Il ne sera donc pas généralisé puisqu’il ne s’applique pas « indistinctement à l’égard de l’ensemble de ces utilisateurs ». Mais ce filtrage pourra concerner tous les uploaders d'une plateforme. Nuance.
Des obligations paradoxales
Au passage, le même EDPS dénonce une obligation « paradoxale, voire chimérique » dans la mesure où les plateformes « deviennent responsables des contenus violant le droit d'auteur et doivent coopérer avec les titulaires de droits, alors que ces derniers ne sont nullement tenus d'offrir une coopération réciproque, ni même proposer un contrat de licence ». Joli équilibre, en effet.
Il demande donc à l’Union européenne de « veiller à ce que la mise en œuvre des dispositions n'exacerbe pas le contrôle déjà excessif des personnes sur Internet actuellement endémique à la société numérique ».
De la directive au RGPD
Le texte amendé par le rapporteur Axel Voss affirme aussi que les mesures de filtrage « ne devraient pas exiger l'identification des utilisateurs individuels qui téléchargent du contenu ni impliquer le traitement de données relatives à des utilisateurs individuels ».

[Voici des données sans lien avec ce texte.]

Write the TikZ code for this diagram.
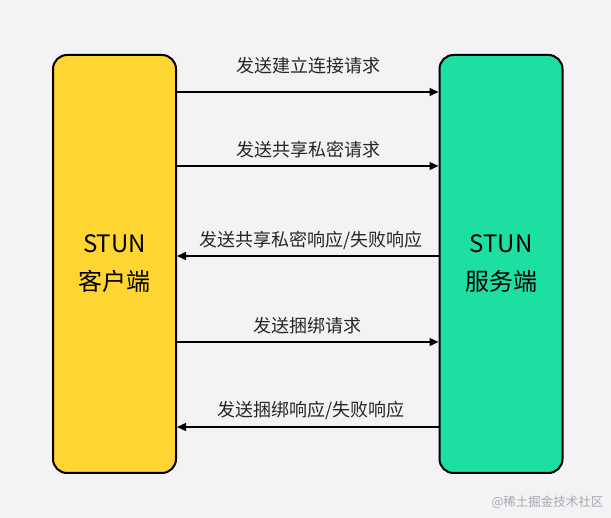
\documentclass[tikz,border=0pt]{standalone}
\usepackage{fontspec}
\setmainfont{Noto Sans CJK SC}
\usetikzlibrary{arrows.meta}
\definecolor{bg}{HTML}{F3F3F5}
\definecolor{yel}{HTML}{FED531}
\definecolor{grn}{HTML}{1DDFA3}
\definecolor{wm}{HTML}{A8A8AC}
\begin{document}
\begin{tikzpicture}[x=1pt,y=-1pt,
  box/.style={draw=black,line width=2pt,rounded corners=14pt,minimum width=123pt,minimum height=418pt,inner sep=0pt},
  boxtext/.style={font=\fontsize{24}{38}\selectfont,align=center},
  msg/.style={-{Triangle[length=9pt,width=8pt]},line width=1.4pt},
  lbl/.style={font=\fontsize{18}{20}\selectfont,text=black!85}]
\fill[bg] (0,0) rectangle (611,518);
\useasboundingbox (0,0) rectangle (611,518);
\node[box,fill=yel] (c) at (114.5,264) {};
\node[box,fill=grn] (s) at (501,264) {};
\node[boxtext] at (114.5,264) {STUN\\客户端};
\node[boxtext] at (501,264) {STUN\\服务端};
\coordinate (c1) at (c.east |- 0,92);
\coordinate (s1) at (s.west |- 0,92);
\coordinate (c2) at (c.east |- 0,166);
\coordinate (s2) at (s.west |- 0,166);
\coordinate (c3) at (c.east |- 0,256);
\coordinate (s3) at (s.west |- 0,256);
\coordinate (c4) at (c.east |- 0,342);
\coordinate (s4) at (s.west |- 0,342);
\coordinate (c5) at (c.east |- 0,427);
\coordinate (s5) at (s.west |- 0,427);
\draw[msg] (c1) -- (s1);
\draw[msg] (c2) -- (s2);
\draw[msg] (s3) -- (c3);
\draw[msg] (c4) -- (s4);
\draw[msg] (s5) -- (c5);
\node[lbl] (l1) at (308,66) {发送建立连接请求};
\node[lbl] (l2) at (308,150) {发送共享私密请求};
\node[lbl] (l3) at (311,240) {发送共享私密响应/失败响应};
\node[lbl] (l4) at (307,326) {发送捆绑请求};
\node[lbl] (l5) at (311,410) {发送捆绑响应/失败响应};
\node[font=\fontsize{12.5}{14}\selectfont,text=wm,anchor=east] (w) at (607,502) {@稀土掘金技术社区};
\end{tikzpicture}
\end{document}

Jolie promesse, balayée par le contrôleur. Ces technologies de filtrage tout comme la possibilité pour l’utilisateur de déposer un recours rendront inévitables des traitements de données personnelles, contrairement à ce qui est dit. Il demande donc le respect du règlement général sur la protection des données personnelles et celui des droits des personnes concernées.
Dans son avis, il juge certes normal de responsabiliser les plateformes qui tirent profit de contenus qui violent le droit d’auteur, mais empêcher les atteintes au droit d’auteur ne peut tout autoriser, en particulier limiter les autres droits et libertés des individus ni de fausser la concurrence.
Aussi, « dans un domaine aussi délicat, plaide-t-il, la législation de l'UE doit être aussi précise et claire que possible. Elle devrait évaluer avec vigilance la mise en œuvre de la directive et veiller à ce que la protection des données et les autres garanties soient effectivement mises en place ».